:: Problem to work on ::
Write every line out verbatim and omit the pictures.

:: Given material ::
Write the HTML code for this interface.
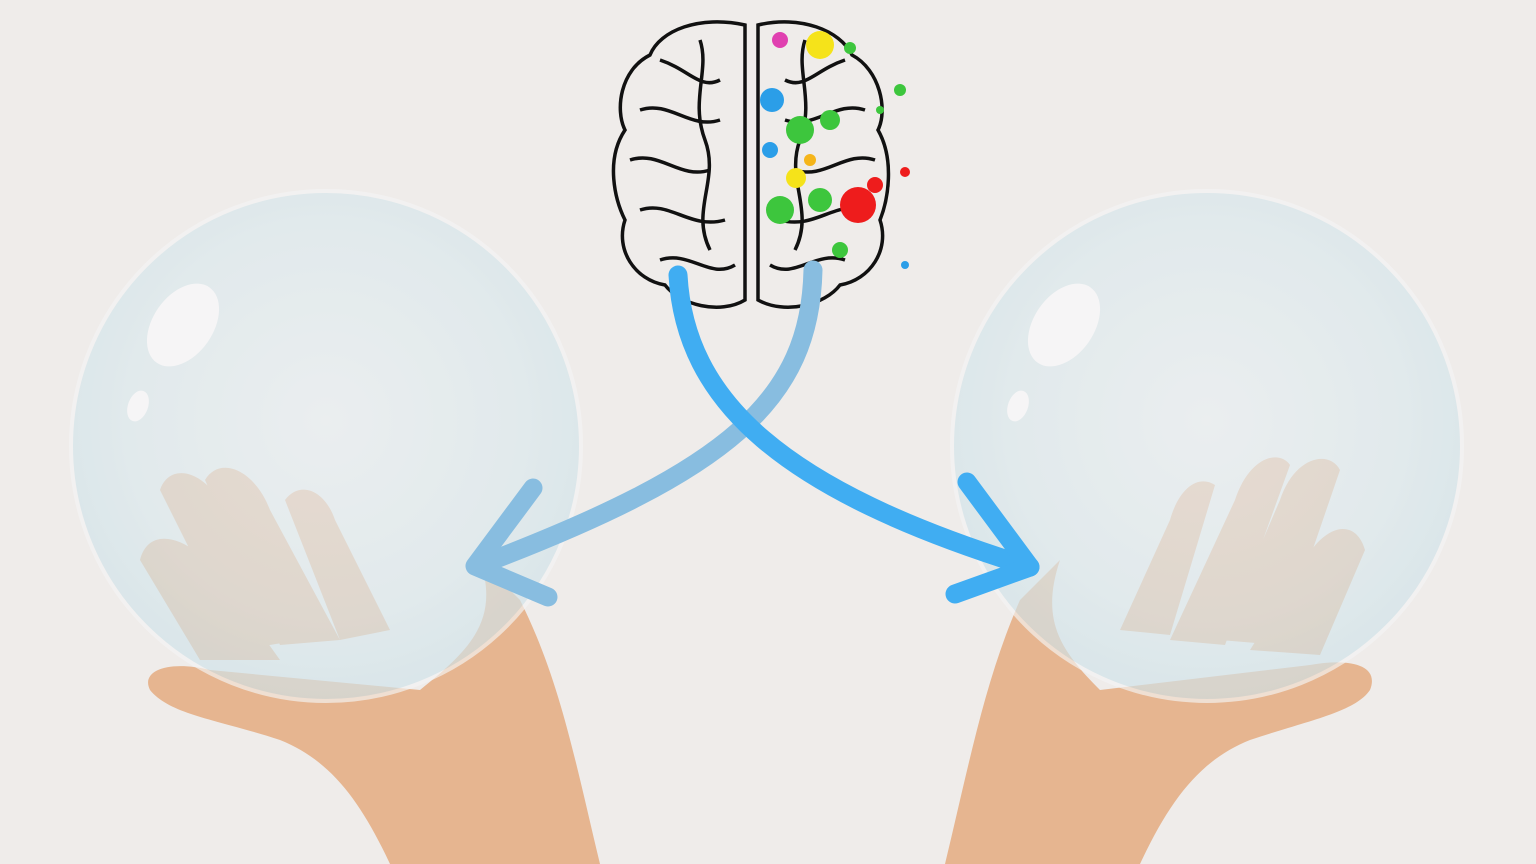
<!DOCTYPE html>
<html><head><meta charset="utf-8"><style>
html,body{margin:0;padding:0;background:#efecea;overflow:hidden}
svg{display:block}
</style></head><body>
<svg width="1536" height="864" viewBox="0 0 1536 864">
<defs>
<radialGradient id="sph" cx="50%" cy="45%" r="55%">
<stop offset="0%" stop-color="#e9f0f3"/><stop offset="70%" stop-color="#dbe9ee"/><stop offset="100%" stop-color="#cfe3ea"/>
</radialGradient>
</defs>
<rect width="1536" height="864" fill="#efecea"/>

<g>
<path d="M150,690 C140,670 170,660 210,670 L420,690 C470,650 500,620 480,560 L520,600 C560,680 575,760 600,864 L390,864 C360,800 330,760 280,740 C220,720 170,715 150,690 Z" fill="#e6b590"/>
<path d="M140,560 C150,520 200,540 230,590 L280,660 L200,660 Z M160,490 C170,460 210,470 230,520 L300,640 L240,650 Z M205,480 C220,455 255,470 270,510 L340,640 L280,645 Z M285,500 C300,480 325,490 335,520 L390,630 L340,640 Z" fill="#e6b590"/>
</g>
<g>
<path d="M1370,690 C1380,665 1350,658 1310,665 L1100,690 C1060,650 1040,620 1060,560 L1020,600 C985,680 970,760 945,864 L1140,864 C1170,800 1200,760 1250,740 C1310,720 1355,712 1370,690 Z" fill="#e6b590"/>
<path d="M1365,550 C1355,515 1320,525 1300,570 L1250,650 L1320,655 Z M1340,470 C1330,450 1295,455 1280,500 L1220,640 L1280,645 Z M1290,465 C1280,450 1250,455 1235,500 L1170,640 L1225,645 Z M1215,485 C1200,475 1180,485 1170,520 L1120,630 L1170,635 Z" fill="#e6b590"/>
</g>

<g>
<circle cx="326" cy="446" r="255" fill="url(#sph)" opacity="0.66" stroke="#f5f5f5" stroke-width="4"/>
<ellipse cx="183" cy="325" rx="30" ry="46" transform="rotate(35 183 325)" fill="#f6f5f6"/>
<ellipse cx="138" cy="406" rx="10" ry="16" transform="rotate(20 138 406)" fill="#f6f5f6"/>
</g>
<g>
<circle cx="1207" cy="446" r="255" fill="url(#sph)" opacity="0.66" stroke="#f5f5f5" stroke-width="4"/>
<ellipse cx="1064" cy="325" rx="30" ry="46" transform="rotate(35 1064 325)" fill="#f6f5f6"/>
<ellipse cx="1018" cy="406" rx="10" ry="16" transform="rotate(20 1018 406)" fill="#f6f5f6"/>
</g>

<g fill="none" stroke="#111" stroke-width="3.5">
<path d="M745,25 C700,15 660,30 650,55 C620,70 615,110 625,130 C605,160 615,200 625,220 C615,250 635,280 665,285 C680,305 720,315 745,300 Z"/>
<path d="M758,25 C800,15 840,30 852,55 C880,70 888,110 878,130 C895,160 888,200 880,220 C890,250 870,280 840,285 C825,305 785,315 758,300 Z"/>
<path d="M660,60 C690,70 700,90 720,80 M640,110 C670,100 690,130 720,120 M630,160 C660,150 680,180 710,170 M640,210 C670,200 690,230 725,220 M660,260 C690,250 710,280 735,265 M700,40 C710,70 690,100 705,140 C720,180 690,210 710,250"/>
<path d="M845,60 C815,70 805,90 785,80 M865,110 C835,100 815,130 785,120 M875,160 C845,150 825,180 795,170 M865,210 C835,200 815,230 780,220 M845,260 C815,250 795,280 770,265 M805,40 C795,70 815,100 800,140 C785,180 815,210 795,250"/>
</g>
<g>
<circle cx="820" cy="45" r="14" fill="#f5e31a"/><circle cx="850" cy="48" r="6" fill="#3dc63d"/>
<circle cx="780" cy="40" r="8" fill="#e040b0"/><circle cx="772" cy="100" r="12" fill="#2b9ee8"/>
<circle cx="800" cy="130" r="14" fill="#3dc63d"/><circle cx="830" cy="120" r="10" fill="#3dc63d"/>
<circle cx="796" cy="178" r="10" fill="#f5e31a"/><circle cx="780" cy="210" r="14" fill="#3dc63d"/>
<circle cx="820" cy="200" r="12" fill="#3dc63d"/><circle cx="858" cy="205" r="18" fill="#ee1c1c"/>
<circle cx="875" cy="185" r="8" fill="#ee1c1c"/><circle cx="905" cy="172" r="5" fill="#ee1c1c"/>
<circle cx="900" cy="90" r="6" fill="#3dc63d"/><circle cx="880" cy="110" r="4" fill="#3dc63d"/>
<circle cx="840" cy="250" r="8" fill="#3dc63d"/><circle cx="905" cy="265" r="4" fill="#2b9ee8"/>
<circle cx="770" cy="150" r="8" fill="#2b9ee8"/><circle cx="810" cy="160" r="6" fill="#f5b51a"/>
</g>

<g fill="none" stroke="#88bde0" stroke-width="19" stroke-linecap="round" stroke-linejoin="round">
<path d="M813,270 C810,400 730,470 480,565"/>
<path d="M533,488 L475,566 L548,597"/>
</g>
<g fill="none" stroke="#40adf2" stroke-width="19" stroke-linecap="round" stroke-linejoin="round">
<path d="M678,275 C685,400 780,490 1030,567"/>
<path d="M967,482 L1030,567 L955,594"/>
</g>
</svg>
</body></html>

:: Solution to the exercise ::
Write the HTML code for this interface.
<!DOCTYPE html>
<html><head><meta charset="utf-8"><style>
html,body{margin:0;padding:0;background:#efecea;overflow:hidden}
svg{display:block}
</style></head><body>
<svg width="1536" height="864" viewBox="0 0 1536 864">
<defs>
<radialGradient id="sph" cx="50%" cy="45%" r="55%">
<stop offset="0%" stop-color="#e9f0f3"/><stop offset="70%" stop-color="#dbe9ee"/><stop offset="100%" stop-color="#cfe3ea"/>
</radialGradient>
</defs>
<rect width="1536" height="864" fill="#efecea"/>

<g>
<path d="M150,690 C140,670 170,660 210,670 L420,690 C470,650 500,620 480,560 L520,600 C560,680 575,760 600,864 L390,864 C360,800 330,760 280,740 C220,720 170,715 150,690 Z" fill="#e6b590"/>
<path d="M140,560 C150,520 200,540 230,590 L280,660 L200,660 Z M160,490 C170,460 210,470 230,520 L300,640 L240,650 Z M205,480 C220,455 255,470 270,510 L340,640 L280,645 Z M285,500 C300,480 325,490 335,520 L390,630 L340,640 Z" fill="#e6b590"/>
</g>
<g>
<path d="M1370,690 C1380,665 1350,658 1310,665 L1100,690 C1060,650 1040,620 1060,560 L1020,600 C985,680 970,760 945,864 L1140,864 C1170,800 1200,760 1250,740 C1310,720 1355,712 1370,690 Z" fill="#e6b590"/>
<path d="M1365,550 C1355,515 1320,525 1300,570 L1250,650 L1320,655 Z M1340,470 C1330,450 1295,455 1280,500 L1220,640 L1280,645 Z M1290,465 C1280,450 1250,455 1235,500 L1170,640 L1225,645 Z M1215,485 C1200,475 1180,485 1170,520 L1120,630 L1170,635 Z" fill="#e6b590"/>
</g>

<g>
<circle cx="326" cy="446" r="255" fill="url(#sph)" opacity="0.66" stroke="#f5f5f5" stroke-width="4"/>
<ellipse cx="183" cy="325" rx="30" ry="46" transform="rotate(35 183 325)" fill="#f6f5f6"/>
<ellipse cx="138" cy="406" rx="10" ry="16" transform="rotate(20 138 406)" fill="#f6f5f6"/>
</g>
<g>
<circle cx="1207" cy="446" r="255" fill="url(#sph)" opacity="0.66" stroke="#f5f5f5" stroke-width="4"/>
<ellipse cx="1064" cy="325" rx="30" ry="46" transform="rotate(35 1064 325)" fill="#f6f5f6"/>
<ellipse cx="1018" cy="406" rx="10" ry="16" transform="rotate(20 1018 406)" fill="#f6f5f6"/>
</g>

<g fill="none" stroke="#111" stroke-width="3.5">
<path d="M745,25 C700,15 660,30 650,55 C620,70 615,110 625,130 C605,160 615,200 625,220 C615,250 635,280 665,285 C680,305 720,315 745,300 Z"/>
<path d="M758,25 C800,15 840,30 852,55 C880,70 888,110 878,130 C895,160 888,200 880,220 C890,250 870,280 840,285 C825,305 785,315 758,300 Z"/>
<path d="M660,60 C690,70 700,90 720,80 M640,110 C670,100 690,130 720,120 M630,160 C660,150 680,180 710,170 M640,210 C670,200 690,230 725,220 M660,260 C690,250 710,280 735,265 M700,40 C710,70 690,100 705,140 C720,180 690,210 710,250"/>
<path d="M845,60 C815,70 805,90 785,80 M865,110 C835,100 815,130 785,120 M875,160 C845,150 825,180 795,170 M865,210 C835,200 815,230 780,220 M845,260 C815,250 795,280 770,265 M805,40 C795,70 815,100 800,140 C785,180 815,210 795,250"/>
</g>
<g>
<circle cx="820" cy="45" r="14" fill="#f5e31a"/><circle cx="850" cy="48" r="6" fill="#3dc63d"/>
<circle cx="780" cy="40" r="8" fill="#e040b0"/><circle cx="772" cy="100" r="12" fill="#2b9ee8"/>
<circle cx="800" cy="130" r="14" fill="#3dc63d"/><circle cx="830" cy="120" r="10" fill="#3dc63d"/>
<circle cx="796" cy="178" r="10" fill="#f5e31a"/><circle cx="780" cy="210" r="14" fill="#3dc63d"/>
<circle cx="820" cy="200" r="12" fill="#3dc63d"/><circle cx="858" cy="205" r="18" fill="#ee1c1c"/>
<circle cx="875" cy="185" r="8" fill="#ee1c1c"/><circle cx="905" cy="172" r="5" fill="#ee1c1c"/>
<circle cx="900" cy="90" r="6" fill="#3dc63d"/><circle cx="880" cy="110" r="4" fill="#3dc63d"/>
<circle cx="840" cy="250" r="8" fill="#3dc63d"/><circle cx="905" cy="265" r="4" fill="#2b9ee8"/>
<circle cx="770" cy="150" r="8" fill="#2b9ee8"/><circle cx="810" cy="160" r="6" fill="#f5b51a"/>
</g>

<g fill="none" stroke="#88bde0" stroke-width="19" stroke-linecap="round" stroke-linejoin="round">
<path d="M813,270 C810,400 730,470 480,565"/>
<path d="M533,488 L475,566 L548,597"/>
</g>
<g fill="none" stroke="#40adf2" stroke-width="19" stroke-linecap="round" stroke-linejoin="round">
<path d="M678,275 C685,400 780,490 1030,567"/>
<path d="M967,482 L1030,567 L955,594"/>
</g>
</svg>
</body></html>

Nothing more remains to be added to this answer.